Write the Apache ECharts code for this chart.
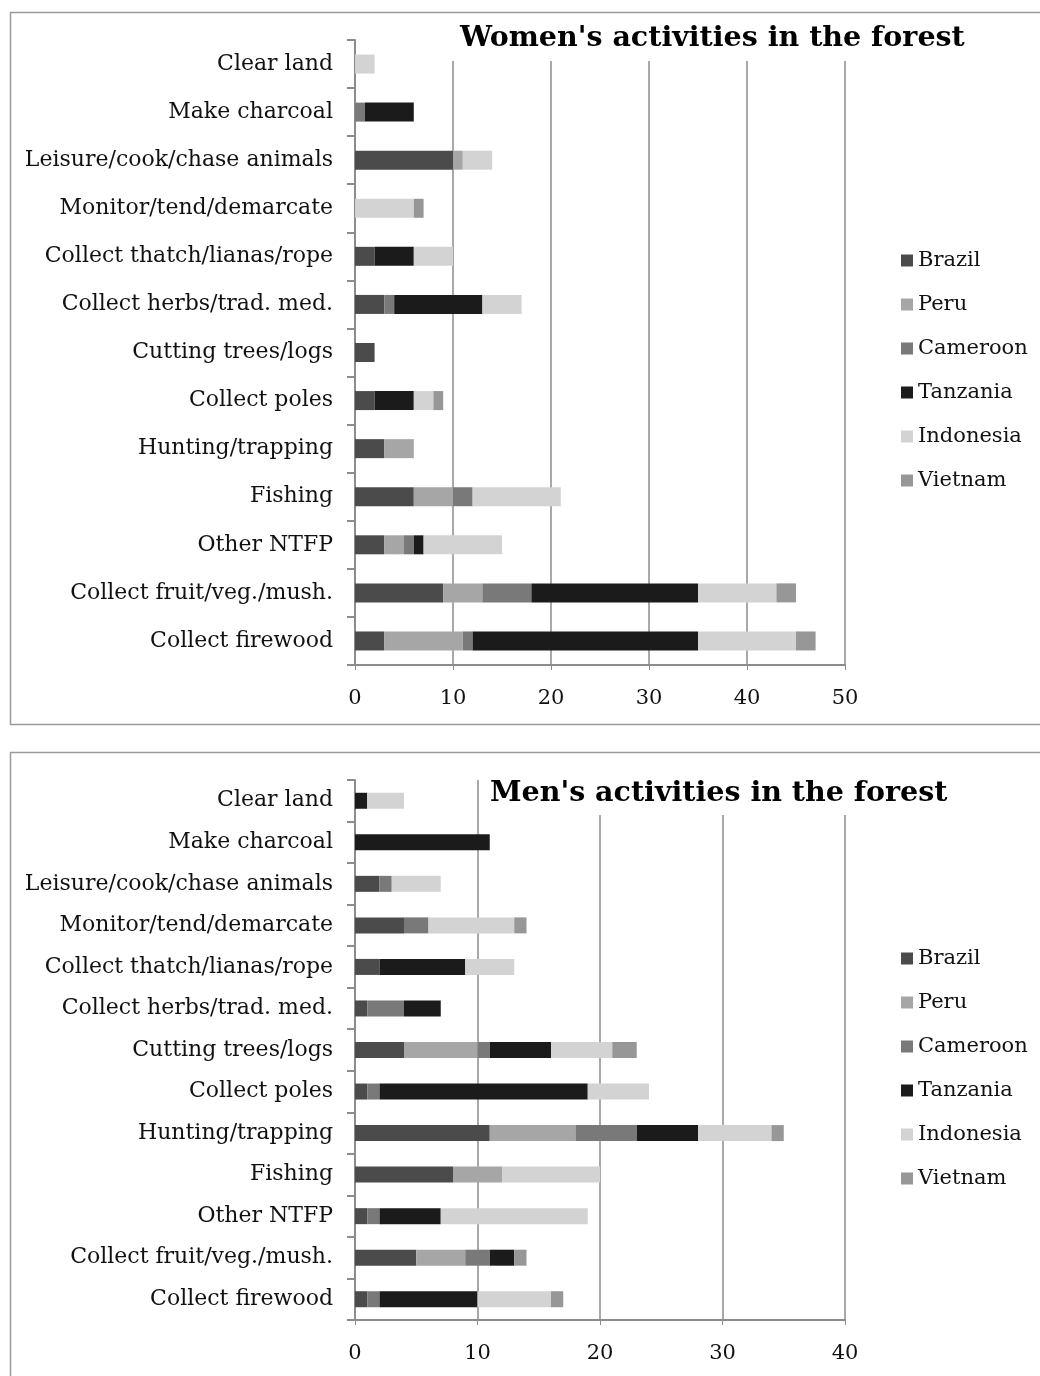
────────
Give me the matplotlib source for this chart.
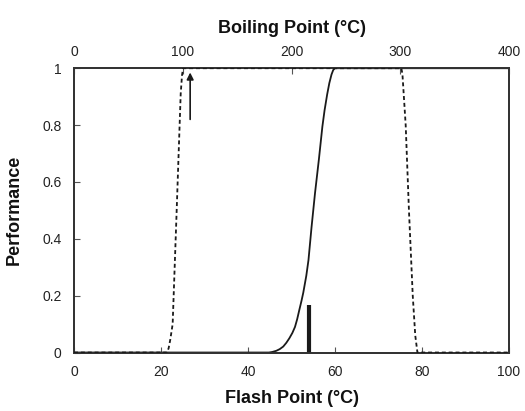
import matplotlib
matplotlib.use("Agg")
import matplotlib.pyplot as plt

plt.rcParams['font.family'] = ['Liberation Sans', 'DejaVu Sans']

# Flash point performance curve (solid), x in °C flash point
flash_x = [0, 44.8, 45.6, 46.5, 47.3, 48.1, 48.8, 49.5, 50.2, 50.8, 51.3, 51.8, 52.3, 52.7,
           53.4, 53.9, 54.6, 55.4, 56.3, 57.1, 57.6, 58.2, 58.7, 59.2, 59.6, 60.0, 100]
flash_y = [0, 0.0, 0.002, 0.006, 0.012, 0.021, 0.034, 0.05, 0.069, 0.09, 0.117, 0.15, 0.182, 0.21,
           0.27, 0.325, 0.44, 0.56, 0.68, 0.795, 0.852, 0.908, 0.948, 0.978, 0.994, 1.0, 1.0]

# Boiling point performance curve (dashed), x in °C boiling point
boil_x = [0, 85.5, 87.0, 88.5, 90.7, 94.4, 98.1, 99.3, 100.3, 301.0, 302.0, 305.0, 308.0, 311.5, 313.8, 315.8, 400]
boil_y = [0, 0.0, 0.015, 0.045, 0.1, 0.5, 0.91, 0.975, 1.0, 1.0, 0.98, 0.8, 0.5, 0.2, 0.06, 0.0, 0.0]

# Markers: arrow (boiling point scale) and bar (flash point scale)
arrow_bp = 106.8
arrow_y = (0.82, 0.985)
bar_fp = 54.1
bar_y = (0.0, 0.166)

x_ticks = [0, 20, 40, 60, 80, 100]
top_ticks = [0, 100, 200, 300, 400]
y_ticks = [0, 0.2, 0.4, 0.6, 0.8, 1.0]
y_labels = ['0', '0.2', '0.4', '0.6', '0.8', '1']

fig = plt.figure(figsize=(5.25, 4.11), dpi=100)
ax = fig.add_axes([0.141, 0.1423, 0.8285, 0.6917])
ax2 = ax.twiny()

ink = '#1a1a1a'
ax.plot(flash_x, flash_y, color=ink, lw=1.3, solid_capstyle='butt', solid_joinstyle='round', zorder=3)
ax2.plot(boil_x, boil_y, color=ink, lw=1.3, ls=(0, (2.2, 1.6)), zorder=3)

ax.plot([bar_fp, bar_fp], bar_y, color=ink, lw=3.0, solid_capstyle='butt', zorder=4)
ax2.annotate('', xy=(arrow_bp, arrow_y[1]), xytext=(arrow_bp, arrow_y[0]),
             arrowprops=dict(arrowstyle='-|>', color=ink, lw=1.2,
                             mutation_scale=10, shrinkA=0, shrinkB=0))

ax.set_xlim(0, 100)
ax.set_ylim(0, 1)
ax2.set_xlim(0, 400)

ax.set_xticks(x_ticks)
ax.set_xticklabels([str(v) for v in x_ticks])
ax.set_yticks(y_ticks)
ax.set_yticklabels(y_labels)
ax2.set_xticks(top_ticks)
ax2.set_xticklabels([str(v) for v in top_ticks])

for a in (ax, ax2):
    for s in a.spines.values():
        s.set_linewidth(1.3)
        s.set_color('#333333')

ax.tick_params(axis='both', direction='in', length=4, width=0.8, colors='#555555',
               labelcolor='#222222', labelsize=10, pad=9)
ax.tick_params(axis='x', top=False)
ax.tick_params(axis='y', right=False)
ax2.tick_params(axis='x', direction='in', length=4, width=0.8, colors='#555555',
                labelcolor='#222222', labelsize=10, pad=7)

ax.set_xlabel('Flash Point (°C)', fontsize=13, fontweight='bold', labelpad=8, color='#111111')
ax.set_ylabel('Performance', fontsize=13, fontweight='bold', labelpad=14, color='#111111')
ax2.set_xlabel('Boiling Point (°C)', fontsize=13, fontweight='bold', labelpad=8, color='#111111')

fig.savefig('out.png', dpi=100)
────────
Exercise directions: Using the data above, extract exactly the lines from the one containing "Give me the matplotlib source for this chart." through the one containing "mutation_scale=10, shrinkA=0, shrinkB=0))". Pictures are left out.

Expected output:
Give me the matplotlib source for this chart.
import matplotlib
matplotlib.use("Agg")
import matplotlib.pyplot as plt

plt.rcParams['font.family'] = ['Liberation Sans', 'DejaVu Sans']

# Flash point performance curve (solid), x in °C flash point
flash_x = [0, 44.8, 45.6, 46.5, 47.3, 48.1, 48.8, 49.5, 50.2, 50.8, 51.3, 51.8, 52.3, 52.7,
           53.4, 53.9, 54.6, 55.4, 56.3, 57.1, 57.6, 58.2, 58.7, 59.2, 59.6, 60.0, 100]
flash_y = [0, 0.0, 0.002, 0.006, 0.012, 0.021, 0.034, 0.05, 0.069, 0.09, 0.117, 0.15, 0.182, 0.21,
           0.27, 0.325, 0.44, 0.56, 0.68, 0.795, 0.852, 0.908, 0.948, 0.978, 0.994, 1.0, 1.0]

# Boiling point performance curve (dashed), x in °C boiling point
boil_x = [0, 85.5, 87.0, 88.5, 90.7, 94.4, 98.1, 99.3, 100.3, 301.0, 302.0, 305.0, 308.0, 311.5, 313.8, 315.8, 400]
boil_y = [0, 0.0, 0.015, 0.045, 0.1, 0.5, 0.91, 0.975, 1.0, 1.0, 0.98, 0.8, 0.5, 0.2, 0.06, 0.0, 0.0]

# Markers: arrow (boiling point scale) and bar (flash point scale)
arrow_bp = 106.8
arrow_y = (0.82, 0.985)
bar_fp = 54.1
bar_y = (0.0, 0.166)

x_ticks = [0, 20, 40, 60, 80, 100]
top_ticks = [0, 100, 200, 300, 400]
y_ticks = [0, 0.2, 0.4, 0.6, 0.8, 1.0]
y_labels = ['0', '0.2', '0.4', '0.6', '0.8', '1']

fig = plt.figure(figsize=(5.25, 4.11), dpi=100)
ax = fig.add_axes([0.141, 0.1423, 0.8285, 0.6917])
ax2 = ax.twiny()

ink = '#1a1a1a'
ax.plot(flash_x, flash_y, color=ink, lw=1.3, solid_capstyle='butt', solid_joinstyle='round', zorder=3)
ax2.plot(boil_x, boil_y, color=ink, lw=1.3, ls=(0, (2.2, 1.6)), zorder=3)

ax.plot([bar_fp, bar_fp], bar_y, color=ink, lw=3.0, solid_capstyle='butt', zorder=4)
ax2.annotate('', xy=(arrow_bp, arrow_y[1]), xytext=(arrow_bp, arrow_y[0]),
             arrowprops=dict(arrowstyle='-|>', color=ink, lw=1.2,
                             mutation_scale=10, shrinkA=0, shrinkB=0))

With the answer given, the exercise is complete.